Avoid the template trap
Templates can speed up setup, but copying a complicated template is not process design. Start with the minimum fields and stages the team needs. Add structure when a repeated problem justifies it.
A launch workflow may need dependencies and approvals. A small internal request may need only an owner, due date, and status. Treating them identically makes the system harder to maintain.
Review unused fields after the pilot. If people routinely leave a field blank, decide whether it is genuinely required. If leaders never read a report, stop producing it. Good software should help the organization become more selective about coordination work.
Good project management software creates calm. For AI-assisted work, that means a clear system where people understand the plan, the exceptions, and their responsibilities. Choose the product that improves those fundamentals first. The automation will be far more useful once the work itself makes sense.
Frequently asked questions
What should AI do inside project management software?

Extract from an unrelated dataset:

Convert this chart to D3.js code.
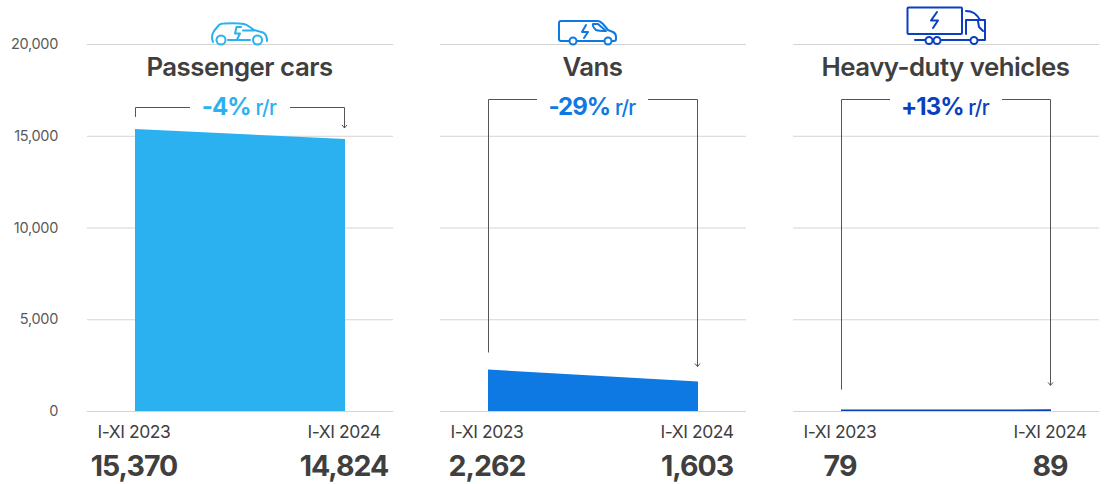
<!DOCTYPE html>
<html><head><meta charset="utf-8">
<script src="https://cdn.jsdelivr.net/npm/d3@7"></script>
<style>html,body{margin:0;padding:0;background:#fff}svg{display:block}text{font-family:Inter,"Noto Sans",sans-serif}</style>
</head><body><svg id="c" width="1104" height="484"></svg>
<script>
const titles = ["Passenger cars","Vans","Heavy-duty vehicles"];
const periods = ["I-XI 2023","I-XI 2024"];
const series2023 = [15370,2262,79];
const series2024 = [14824,1603,89];
const changes = ["-4%","-29%","+13%"];
const changeUnit = " r/r";
const colors = ["#2bb1ef","#0e78e3","#0a3fc0"];
const yTicks = [0,5000,10000,15000,20000];
const panelLefts = [87,440,793];
const bracketLeftOffset = [12,17,20];
const bracketRightOffset = [11,15,24];
const bracketTop = [107,99,99];
const gapLeft = [55,49,49];
const gapRight = [55,50,49];

const svg = d3.select("#c");
const y = d3.scaleLinear().domain([0,20000]).range([411,44]);
const fmt = d3.format(",");
const ink = "#3f3f3f";

svg.append("g").selectAll("text").data(yTicks).join("text")
  .attr("x",58).attr("y",d=>y(d)+5).attr("text-anchor","end")
  .attr("font-size",14.5).attr("letter-spacing",-0.3).attr("fill","#5a5a5a").text(fmt);

const icons = [
 g=>{g.attr("transform","translate(211,22)");
  g.append("path").attr("d","M2 20C0 15 1 12 3 9L8 3C9 2 10 1.500 13 1.500C20 1 28 1 33 2C37 3 40 6 43 8L52 10.500C55 12 56 15 56 19M17 18H39M32 8.500H43");
  g.append("path").attr("d","M30 5H25.500L24 11.500H29L26 17.500");
  g.append("circle").attr("cx",10).attr("cy",18).attr("r",4.500);
  g.append("circle").attr("cx",46.500).attr("cy",18).attr("r",4.500);},
 g=>{g.attr("transform","translate(558,20)");
  g.append("path").attr("d","M11 21H3C1.500 21 1 20 1 19V3C1 1.500 2 1 3 1H40C42 1 43 2 45 4L50 10L55 12C57 13 58 15 58 17V19C58 20 57 21 56 21H54M19 21H46");
  g.append("path").attr("d","M35 4H40L48 11C44 11 41 11 38 10C36 8 34 6 35 4Z");
  g.append("path").attr("d","M28 5L24 12H30L26 18");
  g.append("circle").attr("cx",15).attr("cy",21).attr("r",3.500);
  g.append("circle").attr("cx",50).attr("cy",21).attr("r",3.500);},
 g=>{g.attr("transform","translate(907,7)");
  g.append("rect").attr("x",.5).attr("y",.5).attr("width",54.500).attr("height",26.500).attr("rx",1);
  g.append("path").attr("d","M30 5L24 13.500H31L26 21");
  g.append("path").attr("d","M59 4C65 4 70 7 73 13M59 13V27M59 13H78V33M8 33H18M34 33H63M71 33H78");
  g.append("path").attr("d","M71 14L72 20L76 24");
  [22,30,67].forEach(cx=>g.append("circle").attr("cx",cx).attr("cy",33.500).attr("r",3.500));}
];

panelLefts.forEach((left,i)=>{
  const x = d3.scalePoint().domain(periods).range([left+48,left+258]);
  const vals = [series2023[i],series2024[i]];
  const g = svg.append("g");
  g.selectAll("line.grid").data(yTicks).join("line").attr("class","grid")
    .attr("x1",left).attr("x2",left+306).attr("y1",d=>y(d)+.5).attr("y2",d=>y(d)+.5)
    .attr("stroke","#d4d4d4").attr("stroke-width",1);
  const area = d3.area().x((d,k)=>x(periods[k])).y0(y(0)).y1(d=>y(d));
  g.append("path").datum(vals).attr("d",area).attr("fill",colors[i]);

  const icon = g.append("g").attr("fill","none").attr("stroke",colors[i]).attr("stroke-width",2).attr("stroke-linecap","round").attr("stroke-linejoin","round");
  icons[i](icon);
  icon.selectAll("circle").attr("fill","#fff");

  const cx = left+153;
  g.append("text").attr("x",cx-.5).attr("y",76).attr("text-anchor","middle")
    .attr("font-size",25.800).attr("font-weight",600).attr("letter-spacing",-0.5).attr("fill",ink).text(titles[i]);

  const x0=x(periods[0]), x1=x(periods[1]), t=bracketTop[i];
  const yl=y(vals[0])-bracketLeftOffset[i], yr=y(vals[1])-bracketRightOffset[i];
  const br=g.append("g").attr("fill","none").attr("stroke","#555").attr("stroke-width",1);
  br.append("path").attr("d",`M${x0+.5} ${yl}V${t+.5}H${x0+gapLeft[i]}`);
  br.append("path").attr("d",`M${x1-gapRight[i]} ${t+.5}H${x1-.5}V${yr}`);
  br.append("path").attr("d",`M${x1-3} ${yr-3}L${x1-.5} ${yr}L${x1+2} ${yr-3}`);

  const lab=g.append("text").attr("x",cx-1).attr("y",115).attr("text-anchor","middle").attr("fill",colors[i]);
  lab.append("tspan").attr("font-size",24).attr("font-weight",700).attr("letter-spacing",-1).text(changes[i]);
  lab.append("tspan").attr("font-size",20.500).attr("font-weight",500).attr("letter-spacing",-0.7).text(changeUnit);

  periods.forEach((p,k)=>{
    g.append("text").attr("x",x(p)-1).attr("y",438).attr("text-anchor","middle")
      .attr("font-size",17.500).attr("letter-spacing",-0.45).attr("fill",ink).text(p);
    g.append("text").attr("x",x(p)-1).attr("y",476).attr("text-anchor","middle")
      .attr("font-size",28.500).attr("font-weight",700).attr("letter-spacing",-1).attr("fill",ink).text(fmt(vals[k]));
  });
});
</script></body></html>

The most useful AI features reduce coordination work: summarizing status, identifying missing owners, surfacing risks, drafting updates, and routing work. AI should make the plan easier to understand, not generate more tasks.
How should a team compare project management tools?
Test a real cross-functional workflow. Compare how each product handles intake, ownership, dependencies, approvals, reporting, and exceptions. Feature lists are less useful than a two-week pilot with actual work.
Can AI fix a messy project process?
No. AI can accelerate a clear process, but it can also automate confusion. Simplify the workflow and define ownership before adding more automation.